Some banks have started offering overdraft grace periods or eliminating these fees altogether, which helps. But the fundamental problem remains: if your checking account balance isn’t reliably covering your BNPL obligations, you’re building a fragile financial situation one checkout at a time.

The Regulatory Gray Area

One of the most surprising things about BNPL in 2026 is how little formal regulation exists around it. The CFPB attempted to bring BNPL under the same consumer protection umbrella as credit cards through an interpretive rule that would have applied Truth in Lending Act requirements to these services. That rule was withdrawn in mid-2025, and as of early 2026, the agency has not reissued it. A March 2026 Congressional Research Service report highlighted the myriad of unresolved policy questions around BNPL, from consumer protections to reporting standards.

What this means for you as a consumer is that BNPL currently exists in something of a regulatory no-man’s-land. Unlike credit cards, BNPL providers aren’t always required to assess your ability to repay before approving you. They don’t always report to credit bureaus, which means responsible use won’t necessarily help your credit score (though missed payments might hurt it, depending on the provider). And dispute resolution processes aren’t always as robust as what you’d get with a traditional lender.

None of this means BNPL is inherently bad — it just means you’re operating with fewer safety nets than you might assume.

When BNPL Can Make Sense

To be fair, there are situations where Buy Now, Pay Later is a perfectly reasonable tool. If you need to make a necessary purchase — say, replacing a broken appliance or covering an urgent car repair — and you have the money coming in to cover all four payments comfortably, splitting the cost into installments with zero interest is objectively better than putting it on a credit card at 22% APR. The math simply works in your favor.
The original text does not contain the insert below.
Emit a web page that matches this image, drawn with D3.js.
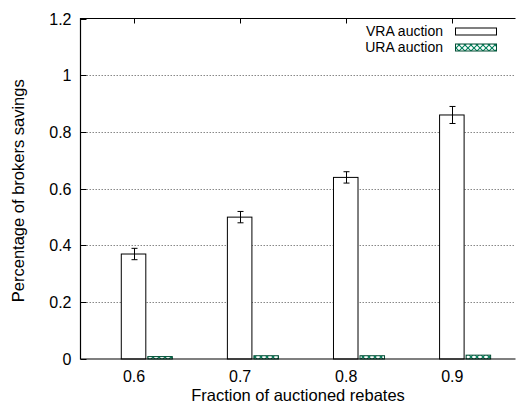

BNPL can also be useful for planned purchases where you want to preserve cash flow without paying interest. Buying a $400 piece of furniture in four $100 installments while keeping your emergency fund intact isn’t irresponsible — it’s strategic, as long as you account for those payments in your budget.

The key distinction is between using BNPL as a deliberate financial tool and using it as a way to buy things you can’t actually afford. The former is fine. The latter is how people end up with five simultaneous installment plans and a checking account that’s perpetually running on fumes.

How to Use BNPL Without Wrecking Your Budget

If you’re going to use Buy Now, Pay Later — and most people will at some point — a few guardrails can keep it from becoming a problem. First, treat every BNPL plan as real debt. Write down the payment amounts and due dates, and build them into your budget just like any other bill. The “set it and forget it” approach to BNPL payments is exactly how people end up overdrafting.

Second, limit yourself to one active BNPL plan at a time. This is a simple rule that dramatically reduces the risk of payment overlap and budgeting confusion. If you already have an active plan, wait until it’s paid off before starting another.

Third, never use BNPL for impulse purchases. If the only reason you’re buying something is that the installment plan makes it “affordable,” you probably don’t need it. A $50 payment four times is still $200, and your bank account doesn’t care that the charge came in smaller chunks.

Finally, keep a buffer in your checking account. Financial advisors often recommend maintaining at least one to two weeks’ worth of expenses as a checking account cushion. NerdWallet’s budgeting guides suggest that this buffer is even more important if you have automatic payments pulling from your account, and BNPL installments definitely count.

The Bottom Line

Buy Now, Pay Later isn’t the villain in your financial story, but it’s not the hero either. It’s a tool — and like any tool, it works well when used with intention and poorly when used on autopilot. The convenience of splitting payments is real, but so is the risk of spending beyond your means, stacking up invisible debts, and watching your bank balance dip lower than you expected on payment day.

The smartest approach is to understand exactly what you’re signing up for each time you click that “Pay in 4” button. Know the payment dates, budget for them, and be honest with yourself about whether the purchase is something you can genuinely afford — not in installments, but in total. Your bank account will be a lot happier for it.